Brief Biography

Hyman Bloom was born in Latvia in 1913.  In 1920 Hyman left for the US with his parents and brother to join his 2 older brothers who had emmigrated and settled in Boston during the year of Hyman’s birth.

Bloom’s artistic gifts were recognized early and while in 8th grade he received a scholarship to attend  classes for gifted students at Boston’s Museum of Fine Arts.  At this time he also began studies with Harold Zimmerman, and he met fellow Zimmerman student Jack Levine, who was two years younger than Hyman.  He was “discovered” at the age of 28 by Dorothy Miller, and his very first show was a group show at the Museum of Modern Art in 1942.

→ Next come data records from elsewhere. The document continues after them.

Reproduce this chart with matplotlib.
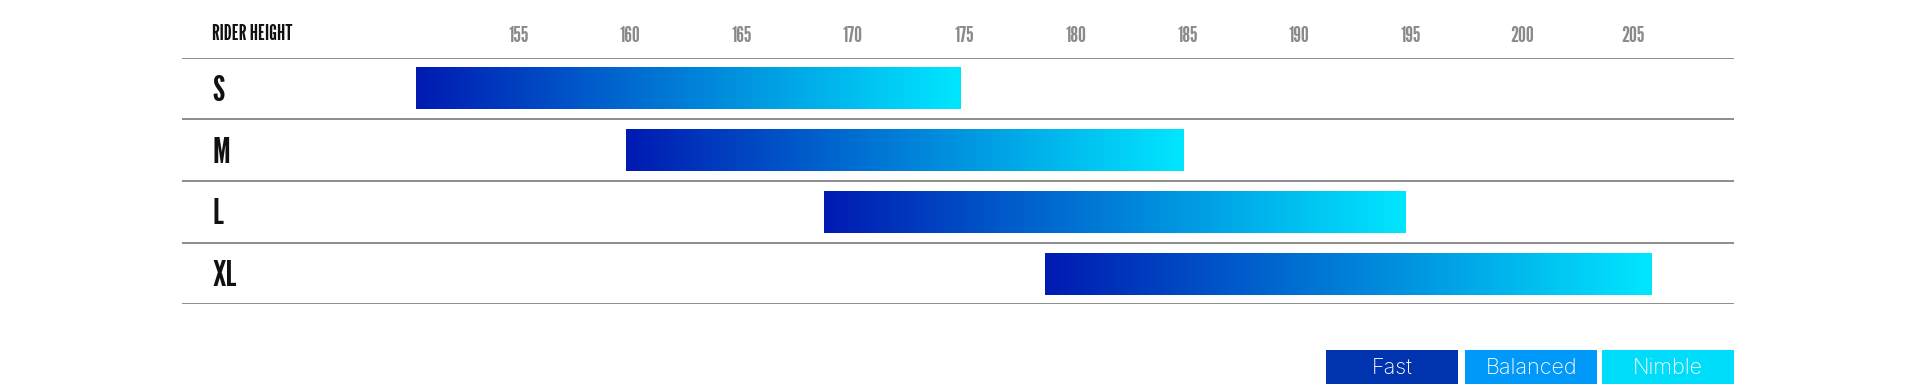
import numpy as np
import matplotlib
matplotlib.use("Agg")
import matplotlib.pyplot as plt
from matplotlib.colors import LinearSegmentedColormap
from matplotlib.patches import Rectangle
from matplotlib.transforms import ScaledTranslation, blended_transform_factory

# ---- data ----
sizes = ["S", "M", "L", "XL"]
height_min = [150.6, 160, 168.9, 178.8]
height_max = [175, 185, 195, 206]
tick_values = [155, 160, 165, 170, 175, 180, 185, 190, 195, 200, 205]
tick_labels = [str(v) for v in tick_values]
header = "RIDER HEIGHT"
legend_labels = ["Fast", "Balanced", "Nimble"]
legend_colors = ["#0033AE", "#0099FA", "#00DDFB"]

COND = ["League Gothic", "Bebas Neue", "DejaVu Sans"]
LIGHT = ["Inter", "Lato", "DejaVu Sans"]

W, H = 1920, 384
fig = plt.figure(figsize=(W / 100, H / 100), dpi=100)
fig.patch.set_facecolor("white")

left, right = 182 / W, 1734 / W
bottom, top = 1 - 304.4 / H, 1 - 57.5 / H
ax = fig.add_axes([left, bottom, right - left, top - bottom])

cmap = LinearSegmentedColormap.from_list("grad", ["#001AB2", "#0080D8", "#00E6FF"])
grad = np.linspace(0, 1, 256).reshape(1, -1)
bar_h = 0.68
for i, (lo, hi) in enumerate(zip(height_min, height_max)):
    ax.imshow(grad, cmap=cmap, aspect="auto",
              extent=(lo, hi, i + bar_h / 2, i - bar_h / 2),
              interpolation="bicubic", zorder=2)

for yy in np.arange(-0.5, len(sizes), 1.0):
    ax.axhline(yy, color="#8c8c8c", lw=1.4, zorder=3)

ax.set_xlim(140.09, 209.69)
ax.set_ylim(len(sizes) - 0.5, -0.5)

for s in ax.spines.values():
    s.set_visible(False)
ax.set_yticks([])
ax.xaxis.set_ticks_position("top")
ax.set_xticks(tick_values)
ax.set_xticklabels(tick_labels, fontfamily=COND,
                   fontsize=16, color="#8a8a8a")
ax.tick_params(axis="x", length=0, pad=8.5)
off = ScaledTranslation(4 / 100, 0, fig.dpi_scale_trans)
for lab in ax.get_xticklabels():
    lab.set_transform(lab.get_transform() + off)

row_tr = blended_transform_factory(fig.transFigure, ax.transData)
for i, s in enumerate(sizes):
    ax.text(212 / W, i + 0.05, s, transform=row_tr,
            ha="left", va="center", fontfamily=COND,
            fontsize=26, color="#111111")

fig.text(212 / W, 1 - 34 / H, header, ha="left", va="center", fontfamily=COND,
         fontsize=15.5, color="#111111")

box_x = [1326, 1465, 1602]
box_w = 132
for x0, lab, c in zip(box_x, legend_labels, legend_colors):
    fig.add_artist(Rectangle((x0 / W, 0), box_w / W, 34 / H, transform=fig.transFigure,
                             facecolor=c, edgecolor="none", zorder=1))
    fig.text((x0 + box_w / 2) / W, 1 - 368 / H, lab, ha="center", va="center",
             fontfamily=LIGHT, fontweight="light", fontsize=15.5, color="white", zorder=5)

fig.savefig("out.png", dpi=100, facecolor="white")
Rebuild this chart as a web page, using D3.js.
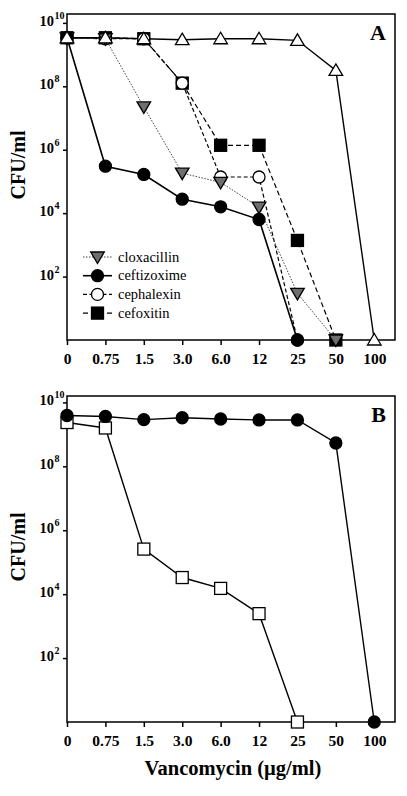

Time Magazine’s Arts Review column from February 02, 1942 entitled “Mass Debut” would be the first review — but hardly the last — to characterize Bloom as a reclusive artist with esoteric interests :

The most striking discoveries in the Museum of Modern Art’s show were Boston’s 28-year-old Hyman Bloom and Seattle’s 31-year-old Morris Graves. Until the Museum’s Painting Curator Dorothy Miller dug him out of a hermit-like existence in a Boston slum, Latvian-born Hyman Bloom had been painting in solitary squalor in a little second-story studio.  A lover of Oriental musk who beguiles his spare moments playing on the Arabian lute, Hyman Bloom loves to paint, with exuberant Oriental color, the gloomy, bearded rabbis and synagogue scenes that he remembers from his childhood. Uninfluenced by other U.S. artists, indifferent to both money and publicity, shy, mop-headed Bloom has seldom sold a picture, never had an exhibition.

Bloom’s influences include Altdorfer, Grunewald, Caravaggio, Rembrandt, Blake, Bresdin, Redon, Ensor & Soutine. His favorite painting was Grunewald’s Isenheim Altarpiece.  In 1997, Bloom and his wife Stella traveled to Europe and went to Colmar, France to view the Isenheim Altarpiece in person.  He sent Nina Bohlen this Grunewald postcard after viewing the work.

Hyman Bloom playing the sitar, early 1950s.

Bloom was a self-taught scholar with deep interest in Eastern philosophy and music, as well as mysticism and Theosophy. Beginning in the 1930’s, he developed a passion for South Indian classical music. In 1960, he co-founded the PanOrient Arts Foundation along with James Rubin, and donated his large collection of rare 78 rpm recordings to the foundation.  The recordings are now held in Harvard Univesity archives.  Numerous photos from the 1950s show Bloom playing an instrument, usually a sitar.

His interest in Eastern philosophy, mysticism and music seemed to foreshadow cultural changes that would come about in the late 1950s and into the 60’s,  when large numbers of a younger generation developed a fascination with Eastern philosophy,  Indian music and, also,  psychedelics.  Bloom was one of the first individuals in the US to take LSD (April 24th, 1954), 6 or 7 years before Timothy Leary started his own Harvard based experiments with LSD.  Bloom had many Harvard connections and his LSD experience was a formal medical experiment with Dr. Max Rinkel and Dr. Clemens Benda to assess the drug’s effect on creativity.

Bloom’s fame diminished after the 1950’s due to a variety of reasons:  he never moved to New York, preferring to remain in Boston, he rejected pure abstraction at a point when the New York art world was just starting to champion pure abstraction (ironically, Jackson Pollock and Willem de Kooning referred to Bloom as “America’s first abstract expressionist”).  He stopped painting for close to a decade beginning in the early 1960s  and turned his attention exclusively to drawing, so he could more intently focus on value and composition.

Bloom’s paintings are wonderful explorations of light and color. Throughout his life he worked in large part within a relatively small set of themes, each wildly different in nature: Christmas Trees, Rabbis with Torahs, Landscapes, Fish “seascapes”, Still Lifes (pottery/gourds) and cadavers/autopsy scenes. The latter subject matter was obviously challenging, eliciting occasional outrage and charges of obscenity when the exhibitions toured the country. Bloom was unconcerned about critical response – he felt that the subject matter, while harrowing, was in fact beautiful and the feeling of boundaries transgressed perhaps added to the intensity that he always sought in a painting. There are unsettled questions regarding the sources of some of his imagery — what is certain is that Hyman Bloom lived a long productive life, never wavering from his artistic vision of exploring themes of physical and spiritual transformation, and in the process made substantial contributions to American art.